**** Listing

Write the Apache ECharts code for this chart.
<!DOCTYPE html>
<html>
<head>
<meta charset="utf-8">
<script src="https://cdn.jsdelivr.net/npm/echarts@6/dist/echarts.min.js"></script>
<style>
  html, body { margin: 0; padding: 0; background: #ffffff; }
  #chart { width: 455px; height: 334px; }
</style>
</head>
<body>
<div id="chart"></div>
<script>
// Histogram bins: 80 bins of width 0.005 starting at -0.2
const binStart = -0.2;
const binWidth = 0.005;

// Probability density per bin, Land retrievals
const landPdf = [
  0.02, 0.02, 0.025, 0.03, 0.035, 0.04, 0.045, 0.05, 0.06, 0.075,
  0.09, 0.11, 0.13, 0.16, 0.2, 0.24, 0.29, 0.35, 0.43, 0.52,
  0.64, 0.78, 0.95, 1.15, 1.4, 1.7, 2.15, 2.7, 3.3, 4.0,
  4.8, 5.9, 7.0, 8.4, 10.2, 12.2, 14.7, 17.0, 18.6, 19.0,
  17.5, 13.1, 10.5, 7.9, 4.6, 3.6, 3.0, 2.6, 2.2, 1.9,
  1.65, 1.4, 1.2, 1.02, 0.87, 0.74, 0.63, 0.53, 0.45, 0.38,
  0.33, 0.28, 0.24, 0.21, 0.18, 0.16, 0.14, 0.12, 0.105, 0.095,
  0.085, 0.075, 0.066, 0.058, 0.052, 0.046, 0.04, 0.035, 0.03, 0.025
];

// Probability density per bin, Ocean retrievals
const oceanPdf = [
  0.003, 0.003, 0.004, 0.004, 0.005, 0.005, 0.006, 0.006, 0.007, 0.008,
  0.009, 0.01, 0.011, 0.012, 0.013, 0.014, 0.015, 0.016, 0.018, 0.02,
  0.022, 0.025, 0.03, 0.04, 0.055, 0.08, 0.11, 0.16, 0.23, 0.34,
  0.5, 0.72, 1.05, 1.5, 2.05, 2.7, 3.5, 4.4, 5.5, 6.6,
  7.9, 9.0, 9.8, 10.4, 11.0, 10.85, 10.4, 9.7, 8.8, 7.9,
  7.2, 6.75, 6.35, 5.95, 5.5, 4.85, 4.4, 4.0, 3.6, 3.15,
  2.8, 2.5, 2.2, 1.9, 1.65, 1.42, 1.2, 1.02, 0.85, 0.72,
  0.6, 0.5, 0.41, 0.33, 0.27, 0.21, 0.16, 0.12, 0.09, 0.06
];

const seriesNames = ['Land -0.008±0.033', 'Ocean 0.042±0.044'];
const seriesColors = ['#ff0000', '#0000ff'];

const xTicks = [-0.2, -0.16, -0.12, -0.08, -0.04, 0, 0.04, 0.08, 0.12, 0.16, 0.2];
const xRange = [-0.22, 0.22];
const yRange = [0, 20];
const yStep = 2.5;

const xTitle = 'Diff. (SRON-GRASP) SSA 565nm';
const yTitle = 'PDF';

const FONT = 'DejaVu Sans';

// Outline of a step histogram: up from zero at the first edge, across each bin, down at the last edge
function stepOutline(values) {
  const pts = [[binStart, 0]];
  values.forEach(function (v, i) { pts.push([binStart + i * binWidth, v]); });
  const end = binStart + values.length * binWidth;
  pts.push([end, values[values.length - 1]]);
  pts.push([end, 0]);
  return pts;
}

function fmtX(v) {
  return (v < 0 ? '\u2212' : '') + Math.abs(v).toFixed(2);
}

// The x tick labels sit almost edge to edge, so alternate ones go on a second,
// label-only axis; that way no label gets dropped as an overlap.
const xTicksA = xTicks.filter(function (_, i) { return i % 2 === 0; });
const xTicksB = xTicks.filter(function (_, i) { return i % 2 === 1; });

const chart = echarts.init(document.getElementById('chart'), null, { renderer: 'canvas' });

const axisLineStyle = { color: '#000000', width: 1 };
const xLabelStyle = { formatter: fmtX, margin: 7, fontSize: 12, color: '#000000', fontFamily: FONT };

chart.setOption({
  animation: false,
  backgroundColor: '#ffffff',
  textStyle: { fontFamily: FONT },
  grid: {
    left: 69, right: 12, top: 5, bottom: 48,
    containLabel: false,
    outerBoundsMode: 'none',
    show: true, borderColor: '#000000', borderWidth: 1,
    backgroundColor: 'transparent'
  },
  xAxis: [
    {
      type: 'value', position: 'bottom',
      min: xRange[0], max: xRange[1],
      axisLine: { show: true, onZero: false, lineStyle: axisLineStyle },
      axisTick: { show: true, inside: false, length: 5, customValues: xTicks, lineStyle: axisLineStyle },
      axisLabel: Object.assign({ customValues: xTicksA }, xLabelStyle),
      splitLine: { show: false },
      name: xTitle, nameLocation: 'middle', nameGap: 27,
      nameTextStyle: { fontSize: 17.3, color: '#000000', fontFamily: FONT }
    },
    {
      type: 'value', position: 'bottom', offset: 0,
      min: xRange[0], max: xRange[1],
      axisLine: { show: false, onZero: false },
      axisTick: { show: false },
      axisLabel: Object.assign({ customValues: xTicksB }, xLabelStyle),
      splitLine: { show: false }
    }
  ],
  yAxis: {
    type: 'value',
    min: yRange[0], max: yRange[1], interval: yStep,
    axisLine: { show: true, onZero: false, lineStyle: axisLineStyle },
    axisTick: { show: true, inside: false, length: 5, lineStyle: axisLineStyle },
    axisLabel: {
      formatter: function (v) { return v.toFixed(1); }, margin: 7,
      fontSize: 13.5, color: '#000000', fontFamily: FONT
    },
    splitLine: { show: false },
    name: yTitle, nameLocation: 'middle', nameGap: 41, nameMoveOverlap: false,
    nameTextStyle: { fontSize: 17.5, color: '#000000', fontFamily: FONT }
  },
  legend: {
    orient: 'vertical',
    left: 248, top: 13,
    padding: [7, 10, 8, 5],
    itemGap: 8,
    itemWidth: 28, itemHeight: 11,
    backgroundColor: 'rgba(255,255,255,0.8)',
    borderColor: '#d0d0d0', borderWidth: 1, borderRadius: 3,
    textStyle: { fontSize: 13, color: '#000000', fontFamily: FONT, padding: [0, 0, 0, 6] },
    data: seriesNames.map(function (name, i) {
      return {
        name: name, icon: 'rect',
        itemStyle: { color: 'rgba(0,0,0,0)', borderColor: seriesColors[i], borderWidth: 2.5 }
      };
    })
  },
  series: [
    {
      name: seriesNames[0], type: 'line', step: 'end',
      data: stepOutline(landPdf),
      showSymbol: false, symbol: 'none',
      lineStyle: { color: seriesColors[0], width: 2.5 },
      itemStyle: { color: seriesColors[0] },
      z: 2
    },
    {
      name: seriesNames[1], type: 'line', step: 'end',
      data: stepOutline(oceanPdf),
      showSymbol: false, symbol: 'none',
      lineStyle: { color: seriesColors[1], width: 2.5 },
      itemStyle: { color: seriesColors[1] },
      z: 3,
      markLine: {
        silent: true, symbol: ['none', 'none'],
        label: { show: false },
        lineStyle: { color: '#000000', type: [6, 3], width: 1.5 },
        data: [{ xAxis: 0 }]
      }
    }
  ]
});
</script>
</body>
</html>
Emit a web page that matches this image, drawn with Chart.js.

********

*Aim:*
From the entries above, collect every line with the string "this" in it.

*Task solution:*
Write the Apache ECharts code for this chart.
Emit a web page that matches this image, drawn with Chart.js.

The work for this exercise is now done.